Rows from a dataset of charts and code:
****
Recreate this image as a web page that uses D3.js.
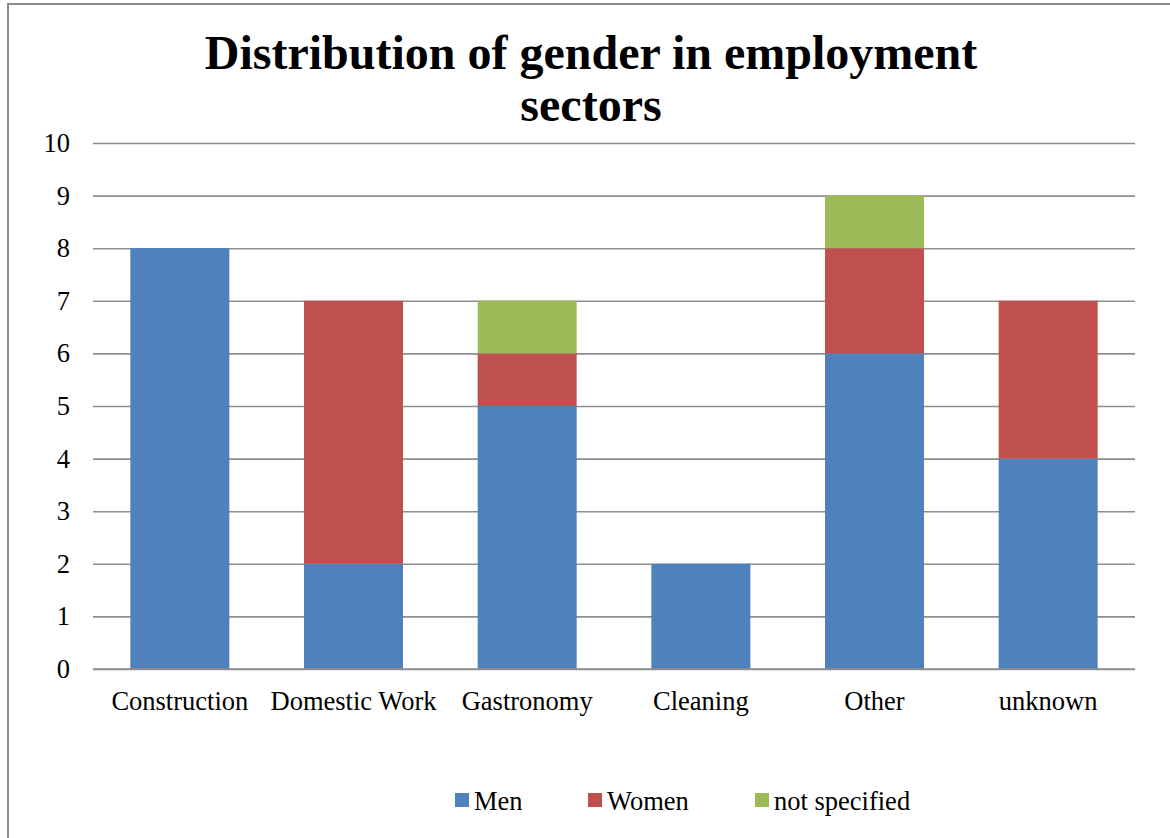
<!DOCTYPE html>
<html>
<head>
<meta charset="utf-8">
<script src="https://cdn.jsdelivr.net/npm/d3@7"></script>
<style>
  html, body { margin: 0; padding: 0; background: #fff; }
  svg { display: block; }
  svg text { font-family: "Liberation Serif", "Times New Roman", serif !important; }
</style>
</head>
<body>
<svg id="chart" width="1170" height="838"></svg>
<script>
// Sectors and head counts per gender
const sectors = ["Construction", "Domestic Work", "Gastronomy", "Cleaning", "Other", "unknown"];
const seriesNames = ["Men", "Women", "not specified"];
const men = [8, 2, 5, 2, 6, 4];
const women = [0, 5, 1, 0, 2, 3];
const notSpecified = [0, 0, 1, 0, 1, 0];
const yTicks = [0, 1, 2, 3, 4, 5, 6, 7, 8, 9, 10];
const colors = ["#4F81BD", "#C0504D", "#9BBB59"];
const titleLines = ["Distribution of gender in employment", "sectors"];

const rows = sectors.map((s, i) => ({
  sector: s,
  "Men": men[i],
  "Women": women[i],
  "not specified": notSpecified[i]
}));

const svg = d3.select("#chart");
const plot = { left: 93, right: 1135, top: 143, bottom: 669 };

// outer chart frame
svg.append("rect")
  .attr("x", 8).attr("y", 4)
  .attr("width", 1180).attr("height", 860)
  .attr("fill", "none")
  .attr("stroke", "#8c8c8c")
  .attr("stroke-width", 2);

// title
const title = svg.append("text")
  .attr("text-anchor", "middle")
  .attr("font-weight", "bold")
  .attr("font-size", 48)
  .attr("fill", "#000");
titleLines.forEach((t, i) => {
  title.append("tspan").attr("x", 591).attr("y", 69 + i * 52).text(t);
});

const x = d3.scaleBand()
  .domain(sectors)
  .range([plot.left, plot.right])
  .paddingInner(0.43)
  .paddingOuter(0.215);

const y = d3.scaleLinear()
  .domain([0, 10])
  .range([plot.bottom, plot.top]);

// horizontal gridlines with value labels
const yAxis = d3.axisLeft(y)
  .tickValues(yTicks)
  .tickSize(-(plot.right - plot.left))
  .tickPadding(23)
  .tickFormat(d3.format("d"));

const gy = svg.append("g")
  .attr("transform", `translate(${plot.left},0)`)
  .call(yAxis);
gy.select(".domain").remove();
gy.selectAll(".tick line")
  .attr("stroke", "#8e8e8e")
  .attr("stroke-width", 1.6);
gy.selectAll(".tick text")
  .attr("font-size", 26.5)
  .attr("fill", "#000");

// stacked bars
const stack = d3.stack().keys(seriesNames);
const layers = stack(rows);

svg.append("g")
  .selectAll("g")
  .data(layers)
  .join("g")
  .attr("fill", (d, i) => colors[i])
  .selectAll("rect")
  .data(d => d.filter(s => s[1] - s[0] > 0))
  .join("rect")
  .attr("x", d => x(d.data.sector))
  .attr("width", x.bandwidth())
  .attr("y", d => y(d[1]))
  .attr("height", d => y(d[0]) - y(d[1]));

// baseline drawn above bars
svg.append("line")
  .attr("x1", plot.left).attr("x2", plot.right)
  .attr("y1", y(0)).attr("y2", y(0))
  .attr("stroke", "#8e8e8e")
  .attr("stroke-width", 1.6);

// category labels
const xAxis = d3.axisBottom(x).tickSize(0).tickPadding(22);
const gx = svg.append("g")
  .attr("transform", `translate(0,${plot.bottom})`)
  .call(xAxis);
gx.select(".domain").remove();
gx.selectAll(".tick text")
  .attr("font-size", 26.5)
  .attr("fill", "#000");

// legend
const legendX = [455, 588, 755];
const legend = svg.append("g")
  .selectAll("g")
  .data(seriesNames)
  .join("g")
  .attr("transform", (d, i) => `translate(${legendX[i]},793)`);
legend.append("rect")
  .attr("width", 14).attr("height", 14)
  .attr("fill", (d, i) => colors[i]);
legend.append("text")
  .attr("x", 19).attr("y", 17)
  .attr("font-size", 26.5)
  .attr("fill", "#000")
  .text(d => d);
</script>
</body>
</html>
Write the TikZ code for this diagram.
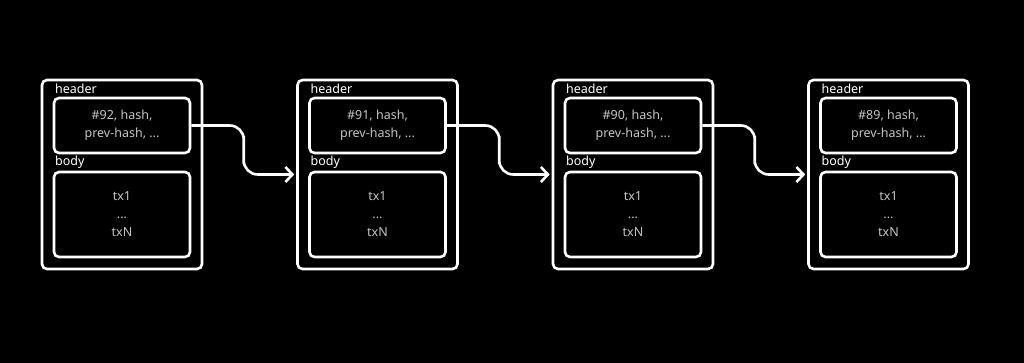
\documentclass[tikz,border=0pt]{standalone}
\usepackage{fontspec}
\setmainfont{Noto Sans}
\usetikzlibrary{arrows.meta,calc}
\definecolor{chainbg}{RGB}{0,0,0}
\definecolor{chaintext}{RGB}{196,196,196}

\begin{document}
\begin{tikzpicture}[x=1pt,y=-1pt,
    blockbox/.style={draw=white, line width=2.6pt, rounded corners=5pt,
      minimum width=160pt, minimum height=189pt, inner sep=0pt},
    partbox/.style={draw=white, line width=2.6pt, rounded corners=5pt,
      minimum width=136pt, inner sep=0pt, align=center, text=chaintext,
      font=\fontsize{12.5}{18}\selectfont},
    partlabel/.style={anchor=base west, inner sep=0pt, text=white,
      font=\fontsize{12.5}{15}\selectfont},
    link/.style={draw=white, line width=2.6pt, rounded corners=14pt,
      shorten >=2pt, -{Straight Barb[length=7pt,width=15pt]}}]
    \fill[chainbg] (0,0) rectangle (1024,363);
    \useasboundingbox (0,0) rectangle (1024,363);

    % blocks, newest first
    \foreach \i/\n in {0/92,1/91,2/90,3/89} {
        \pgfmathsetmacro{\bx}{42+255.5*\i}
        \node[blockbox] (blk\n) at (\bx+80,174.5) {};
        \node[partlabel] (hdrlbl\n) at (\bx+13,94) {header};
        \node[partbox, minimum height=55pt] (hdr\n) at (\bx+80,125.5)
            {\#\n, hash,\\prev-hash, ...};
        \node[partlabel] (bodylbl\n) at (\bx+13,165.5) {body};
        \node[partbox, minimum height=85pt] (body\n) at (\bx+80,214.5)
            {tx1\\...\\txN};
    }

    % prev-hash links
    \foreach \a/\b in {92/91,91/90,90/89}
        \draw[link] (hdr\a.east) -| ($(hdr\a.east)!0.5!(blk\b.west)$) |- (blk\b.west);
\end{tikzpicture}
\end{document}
****
### Request
From the records, copy every line that has the string "this" in it.

### Solved problem
Recreate this image as a web page that uses D3.js.
Write the TikZ code for this diagram.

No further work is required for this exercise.